Intuition as infrastructure
The value of recognition lies in its ability to facilitate continuity. Systems remember, improving experiences over time and building each new visit on top of the last.
At the center is the Recognition Platform, which fuses AI and computer vision to connect recognition, decision-making and transactions. It transforms physical spaces into responsive environments through an Intelligence Layer that understands presence, anticipates needs and personalizes interactions. This powers:
Instant Access: Frictionless entry without barriers
Effortless Payments: Transactions tied to identity, not devices
Proactive Safety: Continuous protection for trusted spaces
Predictive Experiences: Anticipatory actions based on history and preference
For Members, the experience feels intuitive. For operators, it’s transformative.

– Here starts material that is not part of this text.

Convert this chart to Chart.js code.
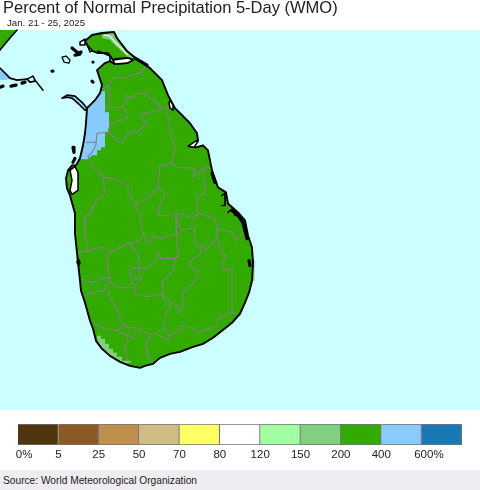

Friction drops. Throughput increases. Operations become more predictable. Environments scale without sacrificing reliability.
Recognition, by design
The most powerful forms of recognition aren’t about grand gestures. They’re about presence — showing up correctly, consistently and without being asked.
In the physical world, expectations are shifting in the same way. People increasingly expect environments to know them, support them and move them through processes without interruption. They expect continuity, not repetition.
Metropolis is built for that future, based on systems that perform reliably at scale.
When recognition is done right, the system works — and you don’t have to think about it.